Direction:
The listing below must be repeated word for word, with its images excluded.

Data provided:
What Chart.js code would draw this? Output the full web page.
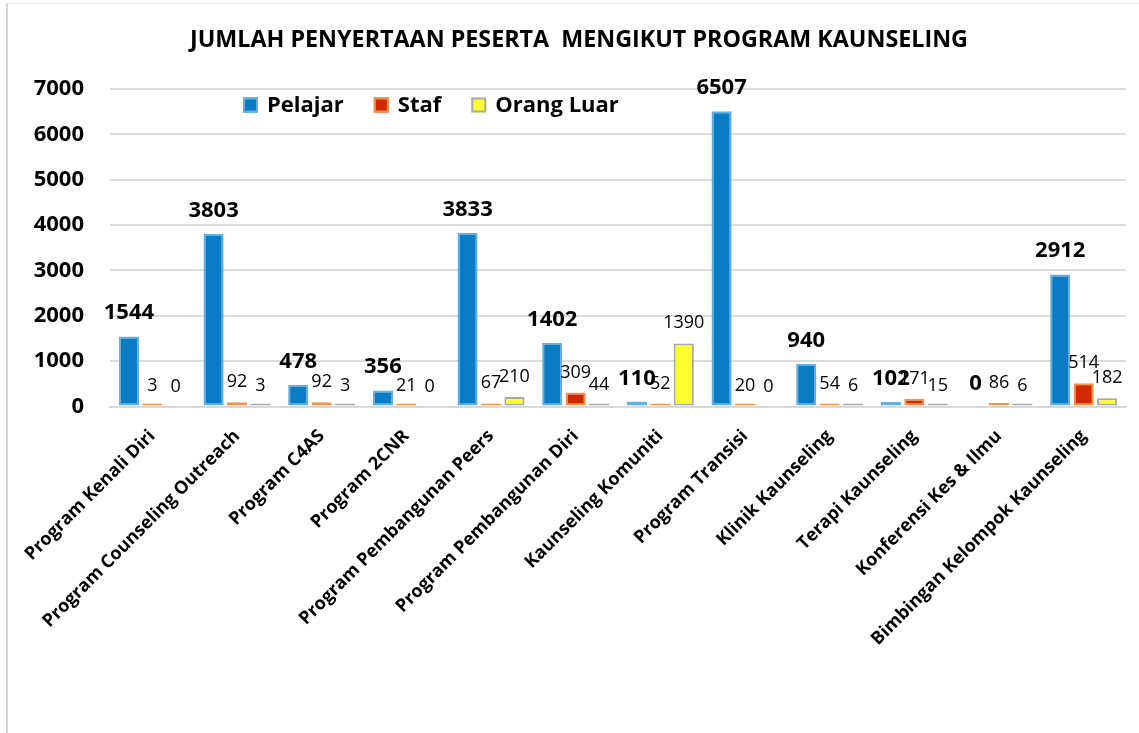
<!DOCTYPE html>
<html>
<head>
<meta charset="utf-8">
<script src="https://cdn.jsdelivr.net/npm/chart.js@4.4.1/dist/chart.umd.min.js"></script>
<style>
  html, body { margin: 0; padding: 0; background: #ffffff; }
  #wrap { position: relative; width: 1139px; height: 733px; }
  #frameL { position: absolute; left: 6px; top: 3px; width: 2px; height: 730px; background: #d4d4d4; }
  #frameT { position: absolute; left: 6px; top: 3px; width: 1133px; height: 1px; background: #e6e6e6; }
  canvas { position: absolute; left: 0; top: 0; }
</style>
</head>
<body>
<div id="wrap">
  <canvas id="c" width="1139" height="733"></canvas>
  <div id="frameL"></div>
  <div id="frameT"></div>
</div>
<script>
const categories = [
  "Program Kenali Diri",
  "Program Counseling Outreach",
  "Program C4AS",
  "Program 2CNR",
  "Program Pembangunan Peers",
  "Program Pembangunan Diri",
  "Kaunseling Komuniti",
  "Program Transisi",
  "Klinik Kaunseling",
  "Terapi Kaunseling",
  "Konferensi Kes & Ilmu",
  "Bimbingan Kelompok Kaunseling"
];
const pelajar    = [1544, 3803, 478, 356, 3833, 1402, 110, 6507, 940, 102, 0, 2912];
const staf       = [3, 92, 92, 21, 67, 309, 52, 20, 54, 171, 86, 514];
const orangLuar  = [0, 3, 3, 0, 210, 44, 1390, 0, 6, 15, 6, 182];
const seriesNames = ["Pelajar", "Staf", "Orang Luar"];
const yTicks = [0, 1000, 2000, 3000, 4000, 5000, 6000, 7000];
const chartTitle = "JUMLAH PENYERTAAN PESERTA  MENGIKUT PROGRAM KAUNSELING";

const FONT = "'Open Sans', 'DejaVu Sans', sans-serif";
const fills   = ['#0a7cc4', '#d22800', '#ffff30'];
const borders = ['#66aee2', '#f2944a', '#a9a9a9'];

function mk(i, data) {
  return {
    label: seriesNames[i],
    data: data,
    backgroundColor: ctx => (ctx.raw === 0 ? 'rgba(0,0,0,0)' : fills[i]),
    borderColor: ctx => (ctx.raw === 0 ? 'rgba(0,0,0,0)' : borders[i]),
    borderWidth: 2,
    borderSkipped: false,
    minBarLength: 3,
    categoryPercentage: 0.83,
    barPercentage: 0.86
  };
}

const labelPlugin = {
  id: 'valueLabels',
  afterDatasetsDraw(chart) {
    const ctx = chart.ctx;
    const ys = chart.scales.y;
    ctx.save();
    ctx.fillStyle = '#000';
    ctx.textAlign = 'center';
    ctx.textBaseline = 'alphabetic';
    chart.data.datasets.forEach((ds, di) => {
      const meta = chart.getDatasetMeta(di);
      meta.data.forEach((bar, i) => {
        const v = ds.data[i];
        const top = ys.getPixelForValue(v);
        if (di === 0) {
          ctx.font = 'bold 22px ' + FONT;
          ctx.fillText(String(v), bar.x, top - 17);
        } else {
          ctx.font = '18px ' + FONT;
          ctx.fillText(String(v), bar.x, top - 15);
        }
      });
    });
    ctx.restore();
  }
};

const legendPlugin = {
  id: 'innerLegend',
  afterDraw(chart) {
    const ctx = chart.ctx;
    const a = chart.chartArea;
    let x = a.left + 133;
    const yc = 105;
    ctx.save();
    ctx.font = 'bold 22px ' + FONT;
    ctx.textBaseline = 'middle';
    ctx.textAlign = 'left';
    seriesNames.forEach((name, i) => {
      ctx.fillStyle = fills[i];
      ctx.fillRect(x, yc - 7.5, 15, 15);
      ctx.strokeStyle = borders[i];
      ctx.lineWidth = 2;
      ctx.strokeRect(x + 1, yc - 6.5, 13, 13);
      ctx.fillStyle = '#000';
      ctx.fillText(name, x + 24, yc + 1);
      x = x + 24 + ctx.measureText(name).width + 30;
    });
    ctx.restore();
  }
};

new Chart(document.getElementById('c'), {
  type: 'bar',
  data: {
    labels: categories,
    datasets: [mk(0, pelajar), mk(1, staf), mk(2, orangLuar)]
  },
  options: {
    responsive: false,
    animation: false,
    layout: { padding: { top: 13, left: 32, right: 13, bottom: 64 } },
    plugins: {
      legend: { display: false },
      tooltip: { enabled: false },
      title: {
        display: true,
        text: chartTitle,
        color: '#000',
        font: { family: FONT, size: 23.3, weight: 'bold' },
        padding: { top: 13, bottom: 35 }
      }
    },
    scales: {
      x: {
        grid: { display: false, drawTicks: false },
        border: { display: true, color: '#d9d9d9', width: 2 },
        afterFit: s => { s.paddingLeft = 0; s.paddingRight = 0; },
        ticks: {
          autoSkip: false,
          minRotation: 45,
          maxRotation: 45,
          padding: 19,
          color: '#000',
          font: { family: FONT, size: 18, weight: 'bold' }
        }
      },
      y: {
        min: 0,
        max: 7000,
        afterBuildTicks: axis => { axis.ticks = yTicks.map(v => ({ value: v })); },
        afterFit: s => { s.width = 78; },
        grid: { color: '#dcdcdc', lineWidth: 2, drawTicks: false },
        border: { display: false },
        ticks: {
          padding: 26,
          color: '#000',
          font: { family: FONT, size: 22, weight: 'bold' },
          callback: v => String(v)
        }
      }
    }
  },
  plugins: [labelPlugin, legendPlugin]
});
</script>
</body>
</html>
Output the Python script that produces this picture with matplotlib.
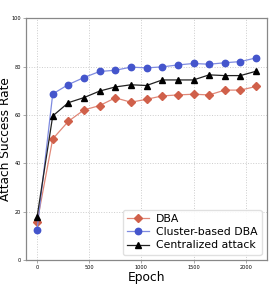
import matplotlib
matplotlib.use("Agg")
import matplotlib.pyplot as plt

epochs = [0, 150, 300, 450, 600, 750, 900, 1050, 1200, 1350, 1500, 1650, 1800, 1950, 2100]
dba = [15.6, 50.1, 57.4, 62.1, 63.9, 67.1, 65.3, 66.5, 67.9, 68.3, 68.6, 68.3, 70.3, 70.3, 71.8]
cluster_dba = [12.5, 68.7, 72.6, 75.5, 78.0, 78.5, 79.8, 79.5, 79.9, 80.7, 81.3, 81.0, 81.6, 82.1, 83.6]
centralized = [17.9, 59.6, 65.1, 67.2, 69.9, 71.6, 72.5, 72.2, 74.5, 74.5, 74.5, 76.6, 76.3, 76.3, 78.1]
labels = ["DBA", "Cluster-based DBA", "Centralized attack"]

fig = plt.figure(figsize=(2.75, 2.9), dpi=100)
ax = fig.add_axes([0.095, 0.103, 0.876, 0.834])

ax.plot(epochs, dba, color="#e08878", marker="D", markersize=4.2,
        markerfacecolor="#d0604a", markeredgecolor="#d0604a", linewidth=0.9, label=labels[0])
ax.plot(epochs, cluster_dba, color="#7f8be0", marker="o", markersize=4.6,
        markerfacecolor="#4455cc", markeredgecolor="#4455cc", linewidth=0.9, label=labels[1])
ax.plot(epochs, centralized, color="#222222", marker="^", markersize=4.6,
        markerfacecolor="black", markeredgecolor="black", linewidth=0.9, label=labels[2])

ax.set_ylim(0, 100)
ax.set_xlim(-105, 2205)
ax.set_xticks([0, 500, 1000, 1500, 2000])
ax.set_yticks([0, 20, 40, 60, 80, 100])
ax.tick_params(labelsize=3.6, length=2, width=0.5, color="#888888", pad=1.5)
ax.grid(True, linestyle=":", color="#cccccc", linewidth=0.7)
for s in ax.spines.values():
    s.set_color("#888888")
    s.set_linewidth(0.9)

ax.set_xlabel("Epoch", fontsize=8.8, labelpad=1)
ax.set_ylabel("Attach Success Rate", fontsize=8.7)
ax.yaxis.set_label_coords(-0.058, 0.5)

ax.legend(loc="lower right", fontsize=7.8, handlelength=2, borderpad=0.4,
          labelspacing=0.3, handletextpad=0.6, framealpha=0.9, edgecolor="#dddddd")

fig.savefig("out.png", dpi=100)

Output below:
What Chart.js code would draw this? Output the full web page.
<!DOCTYPE html>
<html>
<head>
<meta charset="utf-8">
<script src="https://cdn.jsdelivr.net/npm/chart.js@4.4.1/dist/chart.umd.min.js"></script>
<style>
  html, body { margin: 0; padding: 0; background: #ffffff; }
  #wrap { position: relative; width: 1139px; height: 733px; }
  #frameL { position: absolute; left: 6px; top: 3px; width: 2px; height: 730px; background: #d4d4d4; }
  #frameT { position: absolute; left: 6px; top: 3px; width: 1133px; height: 1px; background: #e6e6e6; }
  canvas { position: absolute; left: 0; top: 0; }
</style>
</head>
<body>
<div id="wrap">
  <canvas id="c" width="1139" height="733"></canvas>
  <div id="frameL"></div>
  <div id="frameT"></div>
</div>
<script>
const categories = [
  "Program Kenali Diri",
  "Program Counseling Outreach",
  "Program C4AS",
  "Program 2CNR",
  "Program Pembangunan Peers",
  "Program Pembangunan Diri",
  "Kaunseling Komuniti",
  "Program Transisi",
  "Klinik Kaunseling",
  "Terapi Kaunseling",
  "Konferensi Kes & Ilmu",
  "Bimbingan Kelompok Kaunseling"
];
const pelajar    = [1544, 3803, 478, 356, 3833, 1402, 110, 6507, 940, 102, 0, 2912];
const staf       = [3, 92, 92, 21, 67, 309, 52, 20, 54, 171, 86, 514];
const orangLuar  = [0, 3, 3, 0, 210, 44, 1390, 0, 6, 15, 6, 182];
const seriesNames = ["Pelajar", "Staf", "Orang Luar"];
const yTicks = [0, 1000, 2000, 3000, 4000, 5000, 6000, 7000];
const chartTitle = "JUMLAH PENYERTAAN PESERTA  MENGIKUT PROGRAM KAUNSELING";

const FONT = "'Open Sans', 'DejaVu Sans', sans-serif";
const fills   = ['#0a7cc4', '#d22800', '#ffff30'];
const borders = ['#66aee2', '#f2944a', '#a9a9a9'];

function mk(i, data) {
  return {
    label: seriesNames[i],
    data: data,
    backgroundColor: ctx => (ctx.raw === 0 ? 'rgba(0,0,0,0)' : fills[i]),
    borderColor: ctx => (ctx.raw === 0 ? 'rgba(0,0,0,0)' : borders[i]),
    borderWidth: 2,
    borderSkipped: false,
    minBarLength: 3,
    categoryPercentage: 0.83,
    barPercentage: 0.86
  };
}

const labelPlugin = {
  id: 'valueLabels',
  afterDatasetsDraw(chart) {
    const ctx = chart.ctx;
    const ys = chart.scales.y;
    ctx.save();
    ctx.fillStyle = '#000';
    ctx.textAlign = 'center';
    ctx.textBaseline = 'alphabetic';
    chart.data.datasets.forEach((ds, di) => {
      const meta = chart.getDatasetMeta(di);
      meta.data.forEach((bar, i) => {
        const v = ds.data[i];
        const top = ys.getPixelForValue(v);
        if (di === 0) {
          ctx.font = 'bold 22px ' + FONT;
          ctx.fillText(String(v), bar.x, top - 17);
        } else {
          ctx.font = '18px ' + FONT;
          ctx.fillText(String(v), bar.x, top - 15);
        }
      });
    });
    ctx.restore();
  }
};

const legendPlugin = {
  id: 'innerLegend',
  afterDraw(chart) {
    const ctx = chart.ctx;
    const a = chart.chartArea;
    let x = a.left + 133;
    const yc = 105;
    ctx.save();
    ctx.font = 'bold 22px ' + FONT;
    ctx.textBaseline = 'middle';
    ctx.textAlign = 'left';
    seriesNames.forEach((name, i) => {
      ctx.fillStyle = fills[i];
      ctx.fillRect(x, yc - 7.5, 15, 15);
      ctx.strokeStyle = borders[i];
      ctx.lineWidth = 2;
      ctx.strokeRect(x + 1, yc - 6.5, 13, 13);
      ctx.fillStyle = '#000';
      ctx.fillText(name, x + 24, yc + 1);
      x = x + 24 + ctx.measureText(name).width + 30;
    });
    ctx.restore();
  }
};

new Chart(document.getElementById('c'), {
  type: 'bar',
  data: {
    labels: categories,
    datasets: [mk(0, pelajar), mk(1, staf), mk(2, orangLuar)]
  },
  options: {
    responsive: false,
    animation: false,
    layout: { padding: { top: 13, left: 32, right: 13, bottom: 64 } },
    plugins: {
      legend: { display: false },
      tooltip: { enabled: false },
      title: {
        display: true,
        text: chartTitle,
        color: '#000',
        font: { family: FONT, size: 23.3, weight: 'bold' },
        padding: { top: 13, bottom: 35 }
      }
    },
    scales: {
      x: {
        grid: { display: false, drawTicks: false },
        border: { display: true, color: '#d9d9d9', width: 2 },
        afterFit: s => { s.paddingLeft = 0; s.paddingRight = 0; },
        ticks: {
          autoSkip: false,
          minRotation: 45,
          maxRotation: 45,
          padding: 19,
          color: '#000',
          font: { family: FONT, size: 18, weight: 'bold' }
        }
      },
      y: {
        min: 0,
        max: 7000,
        afterBuildTicks: axis => { axis.ticks = yTicks.map(v => ({ value: v })); },
        afterFit: s => { s.width = 78; },
        grid: { color: '#dcdcdc', lineWidth: 2, drawTicks: false },
        border: { display: false },
        ticks: {
          padding: 26,
          color: '#000',
          font: { family: FONT, size: 22, weight: 'bold' },
          callback: v => String(v)
        }
      }
    }
  },
  plugins: [labelPlugin, legendPlugin]
});
</script>
</body>
</html>
Output the Python script that produces this picture with matplotlib.
import matplotlib
matplotlib.use("Agg")
import matplotlib.pyplot as plt

epochs = [0, 150, 300, 450, 600, 750, 900, 1050, 1200, 1350, 1500, 1650, 1800, 1950, 2100]
dba = [15.6, 50.1, 57.4, 62.1, 63.9, 67.1, 65.3, 66.5, 67.9, 68.3, 68.6, 68.3, 70.3, 70.3, 71.8]
cluster_dba = [12.5, 68.7, 72.6, 75.5, 78.0, 78.5, 79.8, 79.5, 79.9, 80.7, 81.3, 81.0, 81.6, 82.1, 83.6]
centralized = [17.9, 59.6, 65.1, 67.2, 69.9, 71.6, 72.5, 72.2, 74.5, 74.5, 74.5, 76.6, 76.3, 76.3, 78.1]
labels = ["DBA", "Cluster-based DBA", "Centralized attack"]

fig = plt.figure(figsize=(2.75, 2.9), dpi=100)
ax = fig.add_axes([0.095, 0.103, 0.876, 0.834])

ax.plot(epochs, dba, color="#e08878", marker="D", markersize=4.2,
        markerfacecolor="#d0604a", markeredgecolor="#d0604a", linewidth=0.9, label=labels[0])
ax.plot(epochs, cluster_dba, color="#7f8be0", marker="o", markersize=4.6,
        markerfacecolor="#4455cc", markeredgecolor="#4455cc", linewidth=0.9, label=labels[1])
ax.plot(epochs, centralized, color="#222222", marker="^", markersize=4.6,
        markerfacecolor="black", markeredgecolor="black", linewidth=0.9, label=labels[2])

ax.set_ylim(0, 100)
ax.set_xlim(-105, 2205)
ax.set_xticks([0, 500, 1000, 1500, 2000])
ax.set_yticks([0, 20, 40, 60, 80, 100])
ax.tick_params(labelsize=3.6, length=2, width=0.5, color="#888888", pad=1.5)
ax.grid(True, linestyle=":", color="#cccccc", linewidth=0.7)
for s in ax.spines.values():
    s.set_color("#888888")
    s.set_linewidth(0.9)

ax.set_xlabel("Epoch", fontsize=8.8, labelpad=1)
ax.set_ylabel("Attach Success Rate", fontsize=8.7)
ax.yaxis.set_label_coords(-0.058, 0.5)

ax.legend(loc="lower right", fontsize=7.8, handlelength=2, borderpad=0.4,
          labelspacing=0.3, handletextpad=0.6, framealpha=0.9, edgecolor="#dddddd")

fig.savefig("out.png", dpi=100)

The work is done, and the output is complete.